**Given exercise:** Leave out the pictures and set down exactly the lines from the start of the listing through the one with "1.14, 1.22, 2];", both included.

-- start of Information shown --

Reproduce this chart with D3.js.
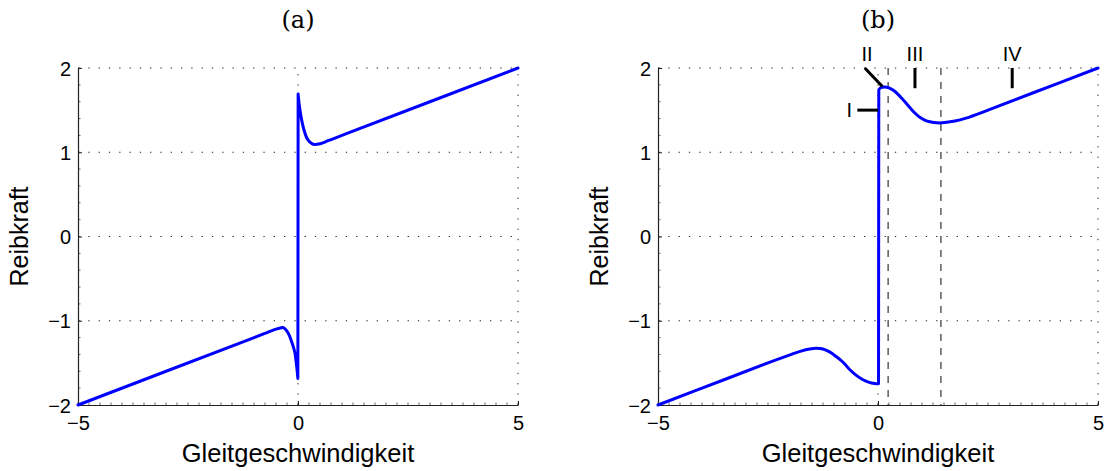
<!DOCTYPE html>
<html><head><meta charset="utf-8">
<script src="https://cdn.jsdelivr.net/npm/d3@7"></script>
<style>body{margin:0;background:#fff}svg{display:block}</style>
</head><body>
<svg id="c" width="1108" height="471"></svg>
<script>
// ---- data ----
const xTicks = [-5, 0, 5];
const yTicks = [-2, -1, 0, 1, 2];
const panelTitles = ["(a)", "(b)"];
const xLabel = "Gleitgeschwindigkeit";
const yLabel = "Reibkraft";

// panel (a) curve
const vA = [-5, -1.1, -0.7, -0.5, -0.4, -0.34, -0.27, -0.2, -0.15, -0.1, -0.07, -0.04, -0.02, -0.003,
             0.003, 0.02, 0.04, 0.07, 0.1, 0.15, 0.2, 0.27, 0.36, 0.5, 0.7, 1.1, 5];
const fA = [-2, -1.22, -1.14, -1.1, -1.085, -1.08, -1.11, -1.17, -1.24, -1.32, -1.38, -1.5, -1.59, -1.685,
             1.69, 1.6, 1.52, 1.42, 1.34, 1.24, 1.17, 1.12, 1.092, 1.1, 1.14, 1.22, 2];

// panel (b) curve
const vB = [-5, -3.5, -2.5, -2.0, -1.75, -1.55, -1.4, -1.25, -1.1, -0.95, -0.8, -0.65, -0.5, -0.35, -0.2, -0.08, 0.012,
             0.018, 0.06, 0.15, 0.25, 0.35, 0.45, 0.55, 0.65, 0.75, 0.85, 0.95, 1.05, 1.15, 1.27, 1.4, 1.55, 1.75, 2.0, 2.5, 3.5, 5];
const fB = [-2, -1.7, -1.5, -1.405, -1.36, -1.335, -1.327, -1.335, -1.37, -1.425, -1.49, -1.575, -1.645, -1.698, -1.732, -1.745, -1.748,
             1.74, 1.765, 1.775, 1.765, 1.735, 1.69, 1.635, 1.575, 1.515, 1.46, 1.415, 1.385, 1.365, 1.353, 1.348, 1.355, 1.37, 1.405, 1.5, 1.7, 2];

// panel (b) dashed markers
const dashedV = [0.23, 1.43];
// panel (b) region annotations: label, text anchor (v,F), marker line from (v1,F1) to (v2,F2)
const annLabels = ["I", "II", "III", "IV"];
const annText = [[-0.65, 1.5], [-0.25, 2.17], [0.84, 2.17], [3.05, 2.17]];
const annLine = [[[-0.47, 1.5], [0.0, 1.5]], [[-0.3, 2.0], [0.1, 1.78]], [[0.84, 2.0], [0.84, 1.76]], [[3.05, 2.0], [3.05, 1.76]]];

// ---- drawing ----
const svg = d3.select("#c");
const font = "'Liberation Sans', Arial, sans-serif";
const panels = [
  {x0: 78, x1: 518, v: vA, f: fA, title: panelTitles[0]},
  {x0: 658, x1: 1098, v: vB, f: fB, title: panelTitles[1]}
];
const yTop = 68, yBot = 405;

panels.forEach((p, i) => {
  const x = d3.scaleLinear().domain([-5, 5]).range([p.x0, p.x1]);
  const y = d3.scaleLinear().domain([-2, 2]).range([yBot, yTop]);
  const g = svg.append("g");

  // grid (dotted)
  g.selectAll(".gx").data(xTicks.filter(t => t !== -5)).enter().append("line")
    .attr("x1", d => x(d)).attr("x2", d => x(d)).attr("y1", yBot).attr("y2", yTop)
    .attr("stroke", "#222").attr("stroke-width", 1).attr("stroke-dasharray", "1.3,9");
  g.selectAll(".gy").data(yTicks.filter(t => t !== -2)).enter().append("line")
    .attr("x1", p.x0).attr("x2", p.x1).attr("y1", d => y(d)).attr("y2", d => y(d))
    .attr("stroke", "#222").attr("stroke-width", 1).attr("stroke-dasharray", "1.3,9");

  // minor ticks
  const xMinor = d3.range(-5, 5.001, 0.25);
  const yMinor = d3.range(-2, 2.001, 0.2);
  g.selectAll(".mx").data(xMinor).enter().append("line")
    .attr("x1", d => x(d)).attr("x2", d => x(d)).attr("y1", yBot).attr("y2", yBot - 2.5)
    .attr("stroke", "#444").attr("stroke-width", 0.8);
  g.selectAll(".my").data(yMinor).enter().append("line")
    .attr("x1", p.x0).attr("x2", p.x0 + 2.5).attr("y1", d => y(d)).attr("y2", d => y(d))
    .attr("stroke", "#444").attr("stroke-width", 0.8);

  // axes
  const fmt = d => d3.format("")(d).replace("-", "\u2212");
  const ax = g.append("g").attr("transform", `translate(0,${yBot})`)
    .call(d3.axisBottom(x).tickValues(xTicks).tickSizeInner(-4).tickSizeOuter(0).tickFormat(fmt));
  const ay = g.append("g").attr("transform", `translate(${p.x0},0)`)
    .call(d3.axisLeft(y).tickValues(yTicks).tickSizeInner(-4).tickSizeOuter(0).tickFormat(fmt));
  [ax, ay].forEach(a => {
    a.select(".domain").attr("stroke", "#222").attr("stroke-width", 1.2);
    a.selectAll(".tick line").attr("stroke", "#222");
    a.selectAll("text").attr("font-family", font).attr("font-size", 20).attr("fill", "#000");
  });
  ax.selectAll("text").attr("dy", "0.95em").attr("y", 6);
  ay.selectAll("text").attr("x", -7).attr("dy", "0.36em");

  // dashed markers
  if (i === 1) {
    g.selectAll(".dv").data(dashedV).enter().append("line")
      .attr("x1", d => x(d)).attr("x2", d => x(d)).attr("y1", yTop).attr("y2", yBot)
      .attr("stroke", "#333").attr("stroke-width", 1.2).attr("stroke-dasharray", "7,7");
  }

  // curve: two smooth branches joined by the vertical jump at v = 0
  const pts = p.v.map((v, k) => [v, p.f[k]]);
  let j = pts.findIndex((d, k) => k > 0 && pts[k - 1][1] < 0 && d[1] > 0);
  const left = pts.slice(0, j), right = pts.slice(j);
  const ln = d3.line().x(d => x(d[0])).y(d => y(d[1])).curve(d3.curveCatmullRom.alpha(0.5));
  g.append("path")
    .attr("d", ln(left) + ln(right).replace(/^M/, "L"))
    .attr("fill", "none").attr("stroke", "#0000ff").attr("stroke-width", 3)
    .attr("stroke-linejoin", "round").attr("stroke-linecap", "round");

  // annotations
  if (i === 1) {
    annLabels.forEach((lab, k) => {
      const l = annLine[k];
      g.append("line").attr("x1", x(l[0][0])).attr("y1", y(l[0][1]))
        .attr("x2", x(l[1][0])).attr("y2", y(l[1][1]))
        .attr("stroke", "#000").attr("stroke-width", 3);
      g.append("text").attr("x", x(annText[k][0])).attr("y", y(annText[k][1]))
        .attr("text-anchor", "middle").attr("dominant-baseline", "central")
        .attr("font-family", font).attr("font-size", 20).text(lab);
    });
  }

  // titles & labels
  svg.append("text").attr("x", (p.x0 + p.x1) / 2).attr("y", 28)
    .attr("text-anchor", "middle").attr("font-family", "'DejaVu Serif', 'Liberation Serif', serif")
    .attr("font-size", 24).text(p.title);
  svg.append("text").attr("x", (p.x0 + p.x1) / 2).attr("y", 462)
    .attr("text-anchor", "middle").attr("font-family", font).attr("font-size", 25.5).text(xLabel);
  svg.append("text").attr("transform", `translate(${p.x0 - 50},${(yTop + yBot) / 2}) rotate(-90)`)
    .attr("text-anchor", "middle").attr("font-family", font).attr("font-size", 25).text(yLabel);
});
</script>
</body></html>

-- end of Information shown --

**Complete output:**
Reproduce this chart with D3.js.
<!DOCTYPE html>
<html><head><meta charset="utf-8">
<script src="https://cdn.jsdelivr.net/npm/d3@7"></script>
<style>body{margin:0;background:#fff}svg{display:block}</style>
</head><body>
<svg id="c" width="1108" height="471"></svg>
<script>
// ---- data ----
const xTicks = [-5, 0, 5];
const yTicks = [-2, -1, 0, 1, 2];
const panelTitles = ["(a)", "(b)"];
const xLabel = "Gleitgeschwindigkeit";
const yLabel = "Reibkraft";

// panel (a) curve
const vA = [-5, -1.1, -0.7, -0.5, -0.4, -0.34, -0.27, -0.2, -0.15, -0.1, -0.07, -0.04, -0.02, -0.003,
             0.003, 0.02, 0.04, 0.07, 0.1, 0.15, 0.2, 0.27, 0.36, 0.5, 0.7, 1.1, 5];
const fA = [-2, -1.22, -1.14, -1.1, -1.085, -1.08, -1.11, -1.17, -1.24, -1.32, -1.38, -1.5, -1.59, -1.685,
             1.69, 1.6, 1.52, 1.42, 1.34, 1.24, 1.17, 1.12, 1.092, 1.1, 1.14, 1.22, 2];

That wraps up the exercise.